**INSTRUCTION**
Retype every line from the start of the data down to and including the line with "42.05, 40.3, 24.8];". Skip the pictures.

------ DATA SECTION

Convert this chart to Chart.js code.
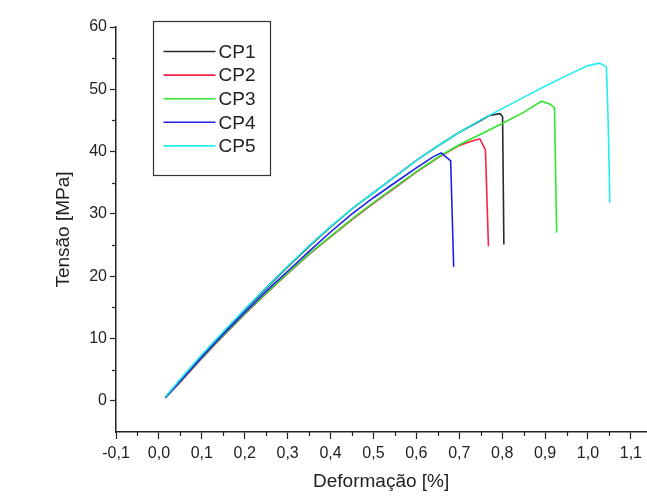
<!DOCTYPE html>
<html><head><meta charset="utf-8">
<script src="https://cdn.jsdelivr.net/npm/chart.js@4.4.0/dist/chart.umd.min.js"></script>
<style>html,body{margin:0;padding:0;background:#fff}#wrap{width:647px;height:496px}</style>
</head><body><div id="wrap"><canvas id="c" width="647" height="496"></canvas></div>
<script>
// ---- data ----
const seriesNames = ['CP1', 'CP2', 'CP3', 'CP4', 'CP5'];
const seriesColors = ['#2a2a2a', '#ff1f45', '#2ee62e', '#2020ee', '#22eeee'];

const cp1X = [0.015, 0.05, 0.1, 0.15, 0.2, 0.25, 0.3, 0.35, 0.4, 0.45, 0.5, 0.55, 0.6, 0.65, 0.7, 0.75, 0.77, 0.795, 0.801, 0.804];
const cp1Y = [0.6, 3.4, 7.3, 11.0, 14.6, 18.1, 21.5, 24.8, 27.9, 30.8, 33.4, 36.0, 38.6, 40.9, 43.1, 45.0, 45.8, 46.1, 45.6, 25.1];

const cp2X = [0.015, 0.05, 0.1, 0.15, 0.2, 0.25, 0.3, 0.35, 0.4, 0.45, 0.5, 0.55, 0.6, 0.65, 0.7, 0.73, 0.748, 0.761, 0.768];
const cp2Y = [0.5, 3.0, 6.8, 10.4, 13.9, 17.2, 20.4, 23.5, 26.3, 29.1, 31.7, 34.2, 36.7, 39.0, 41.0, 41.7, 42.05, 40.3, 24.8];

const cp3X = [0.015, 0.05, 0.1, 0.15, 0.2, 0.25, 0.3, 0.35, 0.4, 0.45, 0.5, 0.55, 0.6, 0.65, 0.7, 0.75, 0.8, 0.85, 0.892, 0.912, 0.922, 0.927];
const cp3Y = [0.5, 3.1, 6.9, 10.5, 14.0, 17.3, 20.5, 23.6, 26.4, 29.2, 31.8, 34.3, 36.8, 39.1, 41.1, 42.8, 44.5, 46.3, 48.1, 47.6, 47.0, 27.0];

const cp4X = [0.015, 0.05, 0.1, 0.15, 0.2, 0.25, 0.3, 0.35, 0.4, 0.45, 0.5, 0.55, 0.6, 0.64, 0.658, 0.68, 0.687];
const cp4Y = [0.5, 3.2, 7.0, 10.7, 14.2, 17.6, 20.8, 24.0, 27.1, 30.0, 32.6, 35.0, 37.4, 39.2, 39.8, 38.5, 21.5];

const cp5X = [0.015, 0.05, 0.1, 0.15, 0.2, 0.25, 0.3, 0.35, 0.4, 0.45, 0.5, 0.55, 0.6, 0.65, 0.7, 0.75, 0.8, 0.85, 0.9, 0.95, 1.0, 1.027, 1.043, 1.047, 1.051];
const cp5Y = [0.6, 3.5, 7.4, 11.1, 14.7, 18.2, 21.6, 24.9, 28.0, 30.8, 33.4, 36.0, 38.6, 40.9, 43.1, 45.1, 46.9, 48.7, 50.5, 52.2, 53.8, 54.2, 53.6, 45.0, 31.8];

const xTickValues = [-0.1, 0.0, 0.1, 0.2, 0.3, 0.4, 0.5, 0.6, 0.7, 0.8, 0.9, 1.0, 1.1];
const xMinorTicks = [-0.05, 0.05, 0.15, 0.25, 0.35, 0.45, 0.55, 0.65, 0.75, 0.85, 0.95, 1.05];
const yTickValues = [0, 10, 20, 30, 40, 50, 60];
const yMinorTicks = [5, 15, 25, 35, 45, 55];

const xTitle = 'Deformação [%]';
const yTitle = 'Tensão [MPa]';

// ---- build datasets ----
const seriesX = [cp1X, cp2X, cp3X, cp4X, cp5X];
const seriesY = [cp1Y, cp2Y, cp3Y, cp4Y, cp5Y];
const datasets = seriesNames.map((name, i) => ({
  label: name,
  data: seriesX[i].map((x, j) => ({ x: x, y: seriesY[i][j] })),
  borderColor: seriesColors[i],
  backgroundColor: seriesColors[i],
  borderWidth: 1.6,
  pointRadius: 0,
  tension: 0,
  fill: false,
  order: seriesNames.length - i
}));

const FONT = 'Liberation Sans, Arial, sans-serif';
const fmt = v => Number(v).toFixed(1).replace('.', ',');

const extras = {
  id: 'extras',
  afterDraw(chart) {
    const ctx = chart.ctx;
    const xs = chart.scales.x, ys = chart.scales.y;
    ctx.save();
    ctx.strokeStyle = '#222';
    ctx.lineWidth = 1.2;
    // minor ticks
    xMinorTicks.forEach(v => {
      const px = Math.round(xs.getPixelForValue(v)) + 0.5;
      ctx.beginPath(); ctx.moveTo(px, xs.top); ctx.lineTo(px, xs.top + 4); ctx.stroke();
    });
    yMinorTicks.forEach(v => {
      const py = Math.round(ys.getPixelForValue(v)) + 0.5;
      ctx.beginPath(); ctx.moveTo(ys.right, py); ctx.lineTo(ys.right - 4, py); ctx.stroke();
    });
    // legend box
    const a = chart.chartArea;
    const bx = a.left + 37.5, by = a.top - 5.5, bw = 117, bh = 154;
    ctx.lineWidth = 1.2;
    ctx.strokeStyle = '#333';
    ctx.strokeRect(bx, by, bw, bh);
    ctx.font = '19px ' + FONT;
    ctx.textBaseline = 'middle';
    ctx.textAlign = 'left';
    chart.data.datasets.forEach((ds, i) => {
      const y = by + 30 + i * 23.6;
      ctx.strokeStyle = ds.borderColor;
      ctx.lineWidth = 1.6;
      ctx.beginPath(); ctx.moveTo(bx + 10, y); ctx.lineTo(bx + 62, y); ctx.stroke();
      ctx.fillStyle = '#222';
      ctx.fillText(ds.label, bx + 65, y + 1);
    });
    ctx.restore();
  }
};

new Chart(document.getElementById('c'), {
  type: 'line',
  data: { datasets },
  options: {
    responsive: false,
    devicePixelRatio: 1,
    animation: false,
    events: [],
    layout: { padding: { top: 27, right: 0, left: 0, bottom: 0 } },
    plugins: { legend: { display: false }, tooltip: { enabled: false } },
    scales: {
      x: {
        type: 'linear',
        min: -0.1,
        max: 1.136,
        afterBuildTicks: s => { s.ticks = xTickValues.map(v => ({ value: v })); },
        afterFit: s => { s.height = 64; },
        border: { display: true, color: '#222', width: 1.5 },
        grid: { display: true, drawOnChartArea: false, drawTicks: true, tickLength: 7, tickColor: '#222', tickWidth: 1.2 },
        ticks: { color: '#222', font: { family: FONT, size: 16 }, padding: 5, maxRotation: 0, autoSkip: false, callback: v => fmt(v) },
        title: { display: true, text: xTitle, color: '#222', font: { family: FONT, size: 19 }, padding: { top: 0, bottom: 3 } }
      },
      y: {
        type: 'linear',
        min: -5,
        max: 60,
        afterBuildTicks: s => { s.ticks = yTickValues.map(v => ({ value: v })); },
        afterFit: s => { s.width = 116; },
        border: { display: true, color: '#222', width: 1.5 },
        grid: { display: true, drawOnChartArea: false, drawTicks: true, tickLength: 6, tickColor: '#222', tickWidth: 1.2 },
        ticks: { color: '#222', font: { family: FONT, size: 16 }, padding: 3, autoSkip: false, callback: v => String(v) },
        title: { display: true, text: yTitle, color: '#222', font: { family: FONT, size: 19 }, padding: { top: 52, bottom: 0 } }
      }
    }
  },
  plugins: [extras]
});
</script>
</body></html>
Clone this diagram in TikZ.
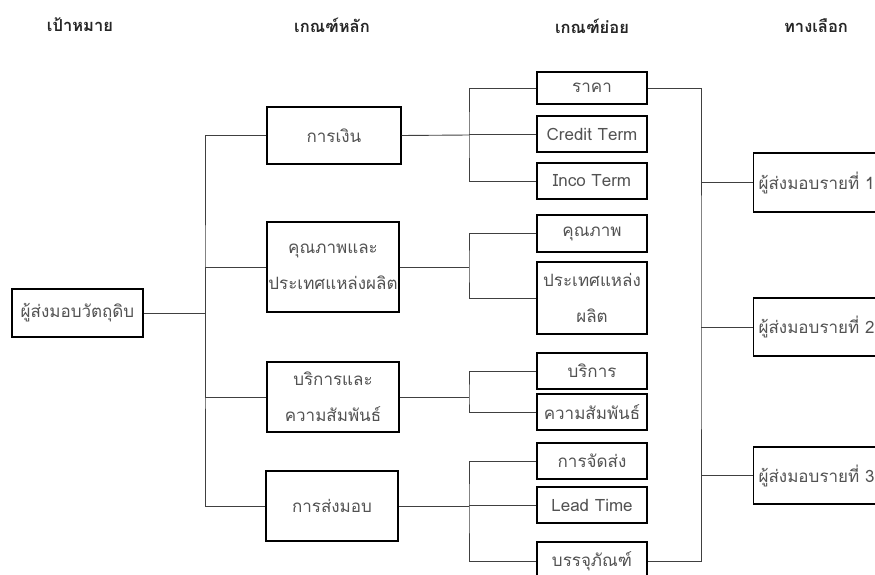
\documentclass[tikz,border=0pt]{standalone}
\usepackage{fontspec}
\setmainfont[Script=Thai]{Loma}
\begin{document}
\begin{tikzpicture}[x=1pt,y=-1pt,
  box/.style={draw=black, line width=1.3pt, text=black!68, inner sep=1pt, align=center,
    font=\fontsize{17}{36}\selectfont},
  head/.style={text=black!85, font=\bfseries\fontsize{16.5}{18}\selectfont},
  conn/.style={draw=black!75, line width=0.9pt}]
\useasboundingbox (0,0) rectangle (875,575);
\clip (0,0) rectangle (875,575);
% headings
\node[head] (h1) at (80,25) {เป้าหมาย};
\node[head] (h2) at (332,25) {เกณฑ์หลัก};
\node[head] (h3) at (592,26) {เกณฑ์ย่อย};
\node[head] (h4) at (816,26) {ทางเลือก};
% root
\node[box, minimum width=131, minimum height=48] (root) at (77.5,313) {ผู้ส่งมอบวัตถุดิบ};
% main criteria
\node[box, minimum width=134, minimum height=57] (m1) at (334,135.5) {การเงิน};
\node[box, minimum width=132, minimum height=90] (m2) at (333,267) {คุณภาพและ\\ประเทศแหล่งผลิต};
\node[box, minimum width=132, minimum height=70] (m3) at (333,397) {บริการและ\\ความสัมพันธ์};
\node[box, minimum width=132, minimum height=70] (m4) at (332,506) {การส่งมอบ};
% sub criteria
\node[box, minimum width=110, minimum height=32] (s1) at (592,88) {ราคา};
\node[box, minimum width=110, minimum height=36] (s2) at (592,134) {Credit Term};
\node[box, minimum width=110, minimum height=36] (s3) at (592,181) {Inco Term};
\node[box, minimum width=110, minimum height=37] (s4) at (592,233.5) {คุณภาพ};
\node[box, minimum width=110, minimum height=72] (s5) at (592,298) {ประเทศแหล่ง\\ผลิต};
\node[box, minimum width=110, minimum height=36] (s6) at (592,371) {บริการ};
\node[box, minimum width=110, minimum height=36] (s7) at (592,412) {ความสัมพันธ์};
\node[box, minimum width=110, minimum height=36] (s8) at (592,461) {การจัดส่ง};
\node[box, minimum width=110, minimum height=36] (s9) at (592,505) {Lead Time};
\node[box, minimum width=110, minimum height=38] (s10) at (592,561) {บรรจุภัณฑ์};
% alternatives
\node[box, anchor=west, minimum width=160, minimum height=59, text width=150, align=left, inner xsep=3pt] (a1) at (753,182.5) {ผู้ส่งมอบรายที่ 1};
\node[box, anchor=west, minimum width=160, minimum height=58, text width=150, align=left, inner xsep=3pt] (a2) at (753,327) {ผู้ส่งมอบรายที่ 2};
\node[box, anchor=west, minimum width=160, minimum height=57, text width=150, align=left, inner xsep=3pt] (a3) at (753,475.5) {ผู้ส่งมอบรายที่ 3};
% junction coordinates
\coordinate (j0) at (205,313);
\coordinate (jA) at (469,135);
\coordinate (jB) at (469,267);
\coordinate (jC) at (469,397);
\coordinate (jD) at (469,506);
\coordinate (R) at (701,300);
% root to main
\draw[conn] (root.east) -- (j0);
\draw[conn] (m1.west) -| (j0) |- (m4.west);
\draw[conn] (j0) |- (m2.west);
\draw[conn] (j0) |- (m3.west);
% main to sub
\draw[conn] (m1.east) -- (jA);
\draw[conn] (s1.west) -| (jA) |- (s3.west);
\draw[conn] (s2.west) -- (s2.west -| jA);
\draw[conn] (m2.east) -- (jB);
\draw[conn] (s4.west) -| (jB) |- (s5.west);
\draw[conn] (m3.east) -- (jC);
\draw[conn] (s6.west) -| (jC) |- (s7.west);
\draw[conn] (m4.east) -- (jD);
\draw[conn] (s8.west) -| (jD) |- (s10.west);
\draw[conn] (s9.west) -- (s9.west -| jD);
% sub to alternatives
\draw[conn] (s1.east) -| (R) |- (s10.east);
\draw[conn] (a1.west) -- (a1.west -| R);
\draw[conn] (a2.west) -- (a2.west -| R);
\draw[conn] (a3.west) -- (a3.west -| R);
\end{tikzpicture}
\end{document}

------------

**TASK RESPONSE**
Convert this chart to Chart.js code.
<!DOCTYPE html>
<html><head><meta charset="utf-8">
<script src="https://cdn.jsdelivr.net/npm/chart.js@4.4.0/dist/chart.umd.min.js"></script>
<style>html,body{margin:0;padding:0;background:#fff}#wrap{width:647px;height:496px}</style>
</head><body><div id="wrap"><canvas id="c" width="647" height="496"></canvas></div>
<script>
// ---- data ----
const seriesNames = ['CP1', 'CP2', 'CP3', 'CP4', 'CP5'];
const seriesColors = ['#2a2a2a', '#ff1f45', '#2ee62e', '#2020ee', '#22eeee'];

const cp1X = [0.015, 0.05, 0.1, 0.15, 0.2, 0.25, 0.3, 0.35, 0.4, 0.45, 0.5, 0.55, 0.6, 0.65, 0.7, 0.75, 0.77, 0.795, 0.801, 0.804];
const cp1Y = [0.6, 3.4, 7.3, 11.0, 14.6, 18.1, 21.5, 24.8, 27.9, 30.8, 33.4, 36.0, 38.6, 40.9, 43.1, 45.0, 45.8, 46.1, 45.6, 25.1];

const cp2X = [0.015, 0.05, 0.1, 0.15, 0.2, 0.25, 0.3, 0.35, 0.4, 0.45, 0.5, 0.55, 0.6, 0.65, 0.7, 0.73, 0.748, 0.761, 0.768];
const cp2Y = [0.5, 3.0, 6.8, 10.4, 13.9, 17.2, 20.4, 23.5, 26.3, 29.1, 31.7, 34.2, 36.7, 39.0, 41.0, 41.7, 42.05, 40.3, 24.8];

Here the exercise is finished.